Friday, December 4, 2009

Fry Bread



















Fry Bread

When I confessed to the students in my ASU jewelry workshop that I'd never tried fry bread, they took it upon themselves to remedy the oversight. Bless/curse them for it.

Fry bread is pretty much what it sounds like: a generous disc of leavened dough deep fried until golden. While it can be wrapped around meat, beans, and veggies (a"Navajo taco"), mine was covered with powdered sugar and honey. I went outside to eat it so no one would see me gnawing, crunching, and licking the honey off my knuckles.

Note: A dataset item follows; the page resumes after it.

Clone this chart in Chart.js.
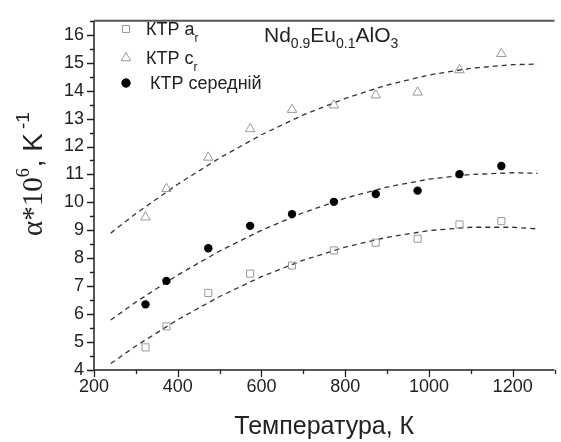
<!DOCTYPE html>
<html>
<head>
<meta charset="utf-8">
<script src="https://cdn.jsdelivr.net/npm/chart.js@4/dist/chart.umd.min.js"></script>
<style>
  html, body { margin: 0; padding: 0; background: #fff; }
  #wrap { width: 561px; height: 442px; }
</style>
</head>
<body>
<div id="wrap"><canvas id="ktp"></canvas></div>
<script>
// measured points, temperature in K
const temps = [323, 373, 473, 573, 673, 773, 873, 973, 1073, 1173];
const ktpA = [4.81, 5.56, 6.76, 7.45, 7.74, 8.28, 8.56, 8.70, 9.21, 9.33];
const ktpC = [9.47, 10.49, 11.61, 12.63, 13.32, 13.48, 13.84, 13.94, 14.74, 15.32];
const ktpMean = [6.35, 7.19, 8.36, 9.16, 9.58, 10.02, 10.30, 10.42, 11.01, 11.30];

// fitted curves (dashed)
const fitT = [240, 300, 400, 500, 600, 700, 800, 900, 1000, 1100, 1200, 1260];
const fitA = [4.23, 4.86, 5.80, 6.63, 7.34, 7.93, 8.40, 8.75, 8.99, 9.11, 9.11, 9.05];
const fitC = [8.90, 9.60, 10.65, 11.59, 12.42, 13.13, 13.72, 14.20, 14.56, 14.80, 14.93, 14.95];
const fitMean = [5.79, 6.43, 7.40, 8.26, 9.00, 9.63, 10.15, 10.55, 10.83, 11.00, 11.06, 11.04];

const xTicks = [200, 400, 600, 800, 1000, 1200];

const SANS = "'Liberation Sans', Arial, sans-serif";
const SERIF = "'Liberation Serif', 'Times New Roman', serif";

function pts(xs, ys) {
  return xs.map((x, i) => ({ x: x, y: ys[i] }));
}

function fitLine(data) {
  return {
    data: data,
    showLine: true,
    pointRadius: 0,
    borderColor: "#333",
    borderWidth: 1.3,
    borderDash: [5, 4],
    fill: false
  };
}

// draws text pieces with sub/superscripts, returns end x
function runText(ctx, x, y, parts) {
  parts.forEach(p => {
    ctx.font = p.font;
    ctx.fillText(p.t, x, y + (p.dy || 0));
    x += ctx.measureText(p.t).width + (p.gap || 0);
  });
  return x;
}

const decor = {
  id: "decor",
  afterDraw(chart) {
    const ctx = chart.ctx;
    const xs = chart.scales.x;
    const ys = chart.scales.y;
    const a = chart.chartArea;
    ctx.save();

    // frame
    ctx.strokeStyle = "#222";
    ctx.lineWidth = 1.5;
    ctx.beginPath();
    ctx.moveTo(a.left, a.top);
    ctx.lineTo(a.left, a.bottom);
    ctx.lineTo(a.right, a.bottom);
    ctx.stroke();
    ctx.strokeStyle = "#555";
    ctx.lineWidth = 2;
    ctx.beginPath();
    ctx.moveTo(a.left, a.top);
    ctx.lineTo(a.right, a.top);
    ctx.stroke();

    // tick marks, major and minor
    ctx.strokeStyle = "#222";
    ctx.lineWidth = 1.3;
    ctx.beginPath();
    for (let v = 200; v <= 1300; v += 100) {
      const px = Math.round(xs.getPixelForValue(v)) + 0.5;
      const len = v % 200 === 0 ? 7 : 4;
      ctx.moveTo(px, a.bottom);
      ctx.lineTo(px, a.bottom + len);
    }
    for (let v = 4; v <= 16.5; v += 0.5) {
      const py = Math.round(ys.getPixelForValue(v)) + 0.5;
      const len = Number.isInteger(v) ? 7 : 4;
      ctx.moveTo(a.left - len, py);
      ctx.lineTo(a.left, py);
    }
    ctx.stroke();

    ctx.fillStyle = "#222";
    ctx.textBaseline = "alphabetic";
    ctx.textAlign = "left";

    // legend
    const lx = 126;
    const rows = [
      { y: 29, ds: 0, parts: [{ t: "КТР a", font: "18px " + SANS }, { t: "r", font: "12px " + SANS, dy: 7 }] },
      { y: 58, ds: 1, parts: [{ t: "КТР c", font: "18px " + SANS }, { t: "r", font: "12px " + SANS, dy: 7 }] },
      { y: 83, ds: 2, parts: [{ t: "КТР середній", font: "18px " + SANS }], tx: 150 }
    ];
    rows.forEach(r => {
      const ds = chart.data.datasets[r.ds];
      ctx.strokeStyle = ds.borderColor;
      ctx.fillStyle = ds.pointBackgroundColor;
      ctx.lineWidth = 1;
      Chart.helpers.drawPoint(ctx, { pointStyle: ds.pointStyle, radius: ds.pointRadius, borderWidth: 1 }, lx, r.y);
      ctx.fillStyle = "#222";
      runText(ctx, r.tx || 146, r.y + 6, r.parts);
    });

    // compound name
    runText(ctx, 264, 42, [
      { t: "Nd", font: "21px " + SANS },
      { t: "0.9", font: "14px " + SANS, dy: 6 },
      { t: "Eu", font: "21px " + SANS },
      { t: "0.1", font: "14px " + SANS, dy: 6 },
      { t: "AlO", font: "21px " + SANS },
      { t: "3", font: "14px " + SANS, dy: 6 }
    ]);

    // x title
    ctx.font = "25px " + SANS;
    ctx.textAlign = "center";
    ctx.fillText("Температура, К", (a.left + a.right) / 2, 434);

    // y title, rotated
    ctx.translate(42, 174);
    ctx.rotate(-Math.PI / 2);
    ctx.textAlign = "left";
    const parts = [
      { t: "α*10", font: "29px " + SERIF },
      { t: "6", font: "18px " + SERIF, dy: -13, gap: 1 },
      { t: ", K", font: "28px " + SANS, gap: 4 },
      { t: "-1", font: "19px " + SANS, dy: -13 }
    ];
    let w = 0;
    parts.forEach(p => { ctx.font = p.font; w += ctx.measureText(p.t).width + (p.gap || 0); });
    runText(ctx, -w / 2, 0, parts);

    ctx.restore();
  }
};

new Chart(document.getElementById("ktp"), {
  type: "scatter",
  data: {
    datasets: [
      {
        data: pts(temps, ktpA),
        pointStyle: "rect",
        pointRadius: 5,
        pointBorderWidth: 1,
        borderColor: "#999",
        pointBackgroundColor: "rgba(255,255,255,0)",
        backgroundColor: "rgba(255,255,255,0)"
      },
      {
        data: pts(temps, ktpC),
        pointStyle: "triangle",
        pointRadius: 5.5,
        pointBorderWidth: 1,
        borderColor: "#999",
        pointBackgroundColor: "rgba(255,255,255,0)",
        backgroundColor: "rgba(255,255,255,0)"
      },
      {
        data: pts(temps, ktpMean),
        pointStyle: "circle",
        pointRadius: 4.2,
        pointBorderWidth: 0,
        borderColor: "#000",
        pointBackgroundColor: "#000",
        backgroundColor: "#000"
      },
      fitLine(pts(fitT, fitA)),
      fitLine(pts(fitT, fitC)),
      fitLine(pts(fitT, fitMean))
    ]
  },
  options: {
    responsive: true,
    maintainAspectRatio: false,
    animation: false,
    layout: { padding: { top: 13, right: 0, left: 0, bottom: 0 } },
    plugins: {
      legend: { display: false },
      tooltip: { enabled: false }
    },
    scales: {
      x: {
        type: "linear",
        min: 200,
        max: 1300,
        afterFit(scale) { scale.height = 72; },
        afterBuildTicks(scale) { scale.ticks = xTicks.map(v => ({ value: v })); },
        grid: { display: false, drawTicks: false },
        border: { display: false },
        ticks: {
          padding: 6,
          maxRotation: 0,
          color: "#222",
          font: { family: SANS, size: 18 },
          callback: v => String(v)
        }
      },
      y: {
        min: 4,
        max: 16.5,
        afterFit(scale) { scale.width = 94; },
        grid: { display: false, drawTicks: false },
        border: { display: false },
        ticks: {
          stepSize: 1,
          includeBounds: false,
          padding: 10,
          color: "#222",
          font: { family: SANS, size: 18 }
        }
      }
    }
  },
  plugins: [decor]
});
</script>
</body>
</html>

Like so many historical sweets, fry bread also has its unsavory side. While it is known as a "traditional" Native American food, the prominent use of refined flour and shortening dates to a particular--and painful--point in First Nations history. An article from the Tacoma News Tribune quotes Nancy Games, a Puyallup and Tulalip who lives in Yelm, WA: "In the concentration camps called reservations, the agents would give you flour, and that's what you used to make fry bread." Weighing in at 700 calories and 27 grams of fat per serving, fry bread was a sort of proto-Powerbar, a fantastic source of energy during lean times that resulted from Native Americans being cut off from their lands and livelihoods. Today, times may tough but they are hardly "lean"; fry bread has been characterized as a key contributor to the high rates of obesity, diabetes, and heart disease among Native Americans.